When it comes to American intervention in Yemen, even the United Nations is appalled at how American policy has contributed to wide-spread genocide and mass starvation in the small African nation.
“We are witnessing the starving and crippling of an entire generation,” noted United Nations Secretary-General Antonio Guterres this past week. “We must act now to save lives.”
While the United Nations has successfully raised nearly half of the $2.1 billion sought for relief efforts, statements from UNICEF and the World Food Program note the growing program in Yemen, where nearly 7 million people live in abject poverty, “not knowing where their next meal will come from and in desperate need of food assistance.”
“If we act now, many lives could be saved in Yemen. We call on the international community to urgently provide us with sufficient funding and to help us avert famine across Yemen,” said WFP’s Muhannad Hadi, according to the statement.
What’s mostly left unsaid, however, is the United States’ role in the ongoing Yemeni tragedy.
In particular, Saudi interference in the region has been, in large part, aided by American efforts. Notes investigative journalist Gareth Porter, the “war strategy of maximizing pressure on the Houthi resistance by destroying agricultural, health and transportation infrastructure and by choking off access to food and fuel for most of Yemen’s population” has resulted in terrible genocide via starvation. At the same time, he says, the United States has “played a crucial role in enabling the Saudi strategy responsible” for the crisis faced in Yemen today.
American policy has been one of, if not outright support for Saudi efforts bombing Yemen, then at the very least implicit in providing diplomatic cover. While the Obama administration at least gave lip service to the idea of defending Yemen, noting that Saudi efforts to control Hodeidah and the Red Sea coast would likely worsen the humanitarian crisis, the Trump administration has openly supported the Saudi offensive that is resulting in the deaths of thousands upon thousands of Yemeni civilians.

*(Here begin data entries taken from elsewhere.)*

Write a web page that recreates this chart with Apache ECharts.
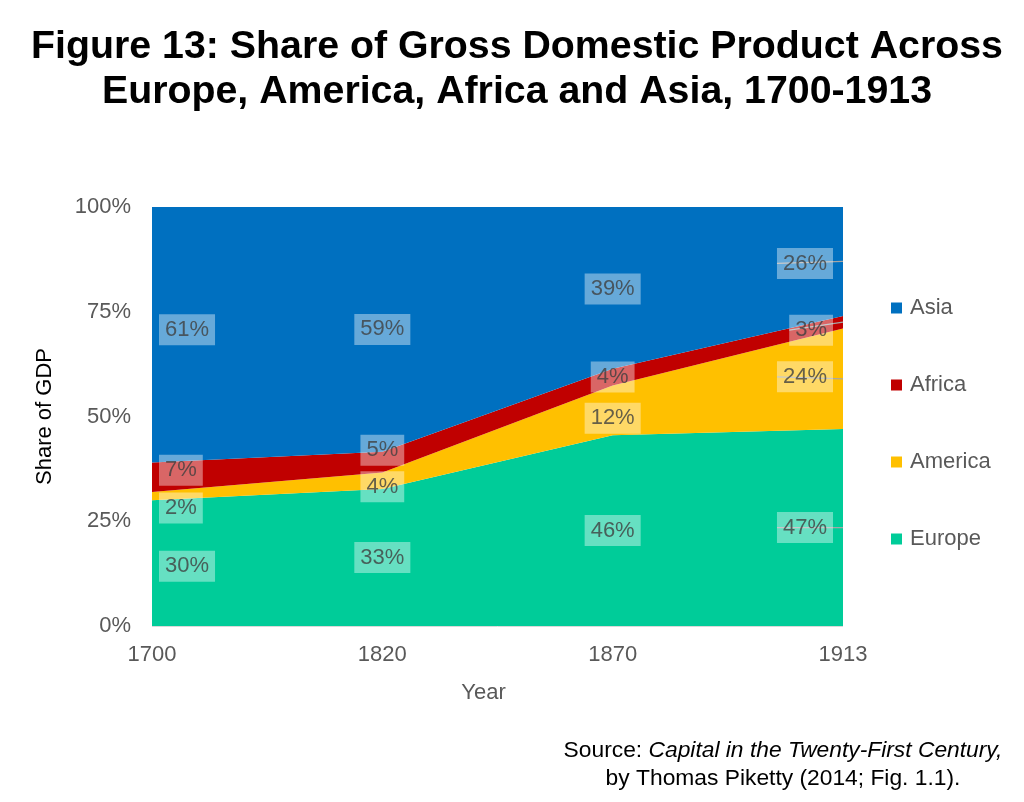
<!DOCTYPE html>
<html>
<head>
<meta charset="utf-8">
<style>
html,body{margin:0;padding:0;background:#fff;}
#chart{width:1024px;height:802px;}
</style>
<script src="https://cdn.jsdelivr.net/npm/echarts@6/dist/echarts.min.js"></script>
</head>
<body>
<div id="chart"></div>
<script>
// ---- data (percent of world GDP) ----
const years = ['1700', '1820', '1870', '1913'];
const europe = [30, 33, 46, 47];
const america = [2, 4, 12, 24];
const africa = [7, 5, 4, 3];
const asia = [61, 59, 39, 26];
const yTicks = [0, 25, 50, 75, 100];

// ---- styles ----
const FONT = "'Liberation Sans', Arial, sans-serif";
const regions = [
  { name: 'Europe', values: europe, color: '#00CC99' },
  { name: 'America', values: america, color: '#FFC000' },
  { name: 'Africa', values: africa, color: '#C00000' },
  { name: 'Asia', values: asia, color: '#0070C0' }
];
// pixel nudges for label boxes (Excel overlap avoidance)
const labelNudge = {
  Europe: [3, 0, 0, 0],
  America: [12, 6, 8, -2],
  Africa: [-7, -12, 0, 8],
  Asia: [-5, 0, 1, 2]
};

// 100% stacked: normalise each year
const totals = years.map((_, i) => regions.reduce((s, r) => s + r.values[i], 0));
const shares = regions.map(r => r.values.map((v, i) => v / totals[i] * 100));

const series = [];
regions.forEach((r, k) => {
  series.push({
    name: r.name,
    type: 'line',
    stack: 'total',
    data: shares[k],
    symbol: 'none',
    lineStyle: { width: 0 },
    itemStyle: { color: r.color },
    areaStyle: { color: r.color, opacity: 1 },
    emphasis: { disabled: true },
    z: 2
  });
});

// label points at band midpoints
const labelData = [];
const labelDy = [];
regions.forEach((r, k) => {
  years.forEach((y, i) => {
    let base = 0;
    for (let j = 0; j < k; j++) base += shares[j][i];
    const mid = base + shares[k][i] / 2;
    let lbl;
    if (i === 0) lbl = { position: 'right', distance: 7 };
    else if (i === years.length - 1) lbl = { position: 'left', distance: 10 };
    else lbl = { position: 'inside' };
    labelDy.push(labelNudge[r.name][i]);
    labelData.push({
      value: [i, mid],
      raw: r.values[i],
      label: lbl,
      labelLine: { show: i === years.length - 1 }
    });
  });
});

series.push({
  type: 'scatter',
  data: labelData,
  symbolSize: 0,
  silent: true,
  z: 10,
  label: {
    show: true,
    formatter: p => p.data.raw + '%',
    fontFamily: FONT,
    fontSize: 22,
    color: '#404040',
    backgroundColor: 'rgba(255,255,255,0.5)',
    padding: [5, 6, 4, 6],
    lineHeight: 22
  },
  labelLayout: p => ({ dy: labelDy[p.dataIndex] }),
  labelLine: {
    lineStyle: { color: '#A6A6A6', width: 1.3 }
  }
});

const chart = echarts.init(document.getElementById('chart'), null, { renderer: 'canvas' });
chart.setOption({
  backgroundColor: '#ffffff',
  animation: false,
  legend: {
    orient: 'vertical',
    left: 886,
    top: 292,
    itemWidth: 11,
    itemHeight: 11,
    itemGap: 55,
    icon: 'rect',
    data: ['Asia', 'Africa', 'America', 'Europe'],
    textStyle: {
      fontFamily: FONT,
      fontSize: 22,
      color: '#595959',
      padding: [0, 0, 0, 3]
    }
  },
  grid: { left: 152, right: 181, top: 207, bottom: 176, containLabel: false },
  xAxis: {
    type: 'category',
    data: years,
    boundaryGap: false,
    name: 'Year',
    nameLocation: 'middle',
    nameGap: 56,
    nameTextStyle: { fontFamily: FONT, fontSize: 22, color: '#595959', padding: [0, 28, 0, 0] },
    axisLine: { show: false },
    axisTick: { show: false },
    axisLabel: { fontFamily: FONT, fontSize: 22, color: '#595959', margin: 18 },
    splitLine: { show: false }
  },
  yAxis: {
    type: 'value',
    min: yTicks[0],
    max: yTicks[yTicks.length - 1],
    interval: yTicks[1] - yTicks[0],
    name: 'Share of GDP',
    nameLocation: 'middle',
    nameRotate: 90,
    nameGap: 96,
    nameTextStyle: { fontFamily: FONT, fontSize: 22, color: '#000000' },
    axisLine: { show: false },
    axisTick: { show: false },
    axisLabel: { fontFamily: FONT, fontSize: 22, color: '#595959', margin: 21, formatter: '{value}%' },
    splitLine: { show: true, lineStyle: { color: '#D9D9D9', width: 1 } }
  },
  graphic: [{
    type: 'text',
    x: 517,
    y: 25,
    style: {
      text: 'Figure 13: Share of Gross Domestic Product Across\nEurope, America, Africa and Asia, 1700-1913',
      align: 'center',
      verticalAlign: 'top',
      fontFamily: FONT,
      fontSize: 39.3,
      fontWeight: 'bold',
      fill: '#000000',
      lineHeight: 45
    }
  }, {
    type: 'text',
    x: 783,
    y: 737,
    style: {
      text: '{n|Source: }{i|Capital in the Twenty-First Century,}\n{n|by Thomas Piketty (2014; Fig. 1.1).}',
      align: 'center',
      verticalAlign: 'top',
      rich: {
        n: { fontFamily: FONT, fontSize: 22.8, fill: '#000000', lineHeight: 28 },
        i: { fontFamily: FONT, fontSize: 22.8, fontStyle: 'italic', fill: '#000000', lineHeight: 28 }
      }
    }
  }],
  series: series
});
</script>
</body>
</html>
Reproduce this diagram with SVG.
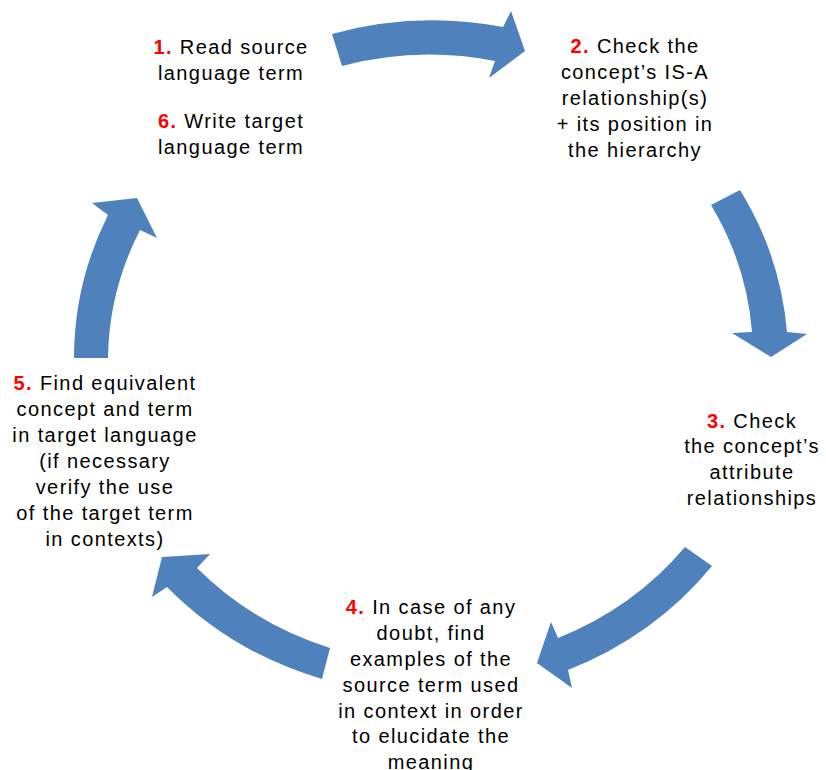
<svg xmlns="http://www.w3.org/2000/svg" width="826" height="770" viewBox="0 0 826 770">
<style>
.arrow{fill:#4F81BD;stroke:none}
.t{font-family:"Liberation Sans",Arial,sans-serif;font-size:20px;letter-spacing:1.4px;fill:#000;text-anchor:middle}
.n{fill:#FF0000;font-weight:bold}
</style>
<rect width="826" height="770" fill="#fff"/>
<g id="connectors">
<path class="arrow" d="M332,34 A357,336 0 0 1 503,27 L511,11 L525,51 L489,78 L495,61 A324,304 0 0 0 342,66 Z"/>
<path class="arrow" d="M740,190 A357,336 0 0 1 787,332 L807,334 L771,357 L732,333 L752,332 A324,304 0 0 0 711,205 Z"/>
<path class="arrow" d="M712,566 A357,336 0 0 1 568,670 L572,688 L537,663 L551,622 L558,638 A324,304 0 0 0 685,547 Z"/>
<path class="arrow" d="M322,679 A357,336 0 0 1 167,587 L152,597 L162,557 L210,554 L197,568 A324,304 0 0 0 330,648 Z"/>
<path class="arrow" d="M74,358 A357,336 0 0 1 108,215 L92,203 L137,198 L157,238 L140,230 A324,304 0 0 0 108,358 Z"/>
</g>
<g id="node1">
<text class="t" x="231" y="54"><tspan class="n">1.</tspan> Read source</text>
<text class="t" x="231" y="80">language term</text>
</g>
<g id="node6">
<text class="t" x="231" y="128"><tspan class="n">6.</tspan> Write target</text>
<text class="t" x="231" y="154">language term</text>
</g>
<g id="node2">
<text class="t" x="635" y="53"><tspan class="n">2.</tspan> Check the</text>
<text class="t" x="635" y="79">concept’s IS-A</text>
<text class="t" x="635" y="105">relationship(s)</text>
<text class="t" x="635" y="131">+ its position in</text>
<text class="t" x="635" y="157">the hierarchy</text>
</g>
<g id="node3">
<text class="t" x="752" y="428"><tspan class="n">3.</tspan> Check</text>
<text class="t" x="752" y="453">the concept’s</text>
<text class="t" x="752" y="479">attribute</text>
<text class="t" x="752" y="505">relationships</text>
</g>
<g id="node4">
<text class="t" x="431" y="614"><tspan class="n">4.</tspan> In case of any</text>
<text class="t" x="431" y="640">doubt, find</text>
<text class="t" x="431" y="666">examples of the</text>
<text class="t" x="431" y="692">source term used</text>
<text class="t" x="431" y="718">in context in order</text>
<text class="t" x="431" y="743">to elucidate the</text>
<text class="t" x="431" y="769">meaning</text>
</g>
<g id="node5">
<text class="t" x="105" y="390"><tspan class="n">5.</tspan> Find equivalent</text>
<text class="t" x="105" y="416">concept and term</text>
<text class="t" x="105" y="442">in target language</text>
<text class="t" x="105" y="468">(if necessary</text>
<text class="t" x="105" y="494">verify the use</text>
<text class="t" x="105" y="520">of the target term</text>
<text class="t" x="105" y="546">in contexts)</text>
</g>
</svg>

While in 2015 the UN Security Council called for “humanitarian pauses” in the Yemeni conflict, objections from the Saudi contingent were supported by the United States, and as such, the mandate failed. As a result, Porter notes, the Saudi strategy “included not only bombing raids that targeted Yemen’s fragile infrastructure for transportation, food production and medical care, but a naval blockade, ostensibly to prevent any arms from reaching Yemen, but also clearly intended to limit severely the population’s access to foodstuffs and fuel.”
Again in February 2016, humanitarian measures were proposed by the Security Council, and again, those initiatives failed.
Now the Trump administration has made it clear, as has new Defense Secretary James Mattis, American policy will be to support Saudi bombing in Yemen, notes The Hill, effectively guaranteeing the deaths of thousands more Yemeni civilians.
Apparently retaining access to Saudi oil is more important to American policy than civilian lives.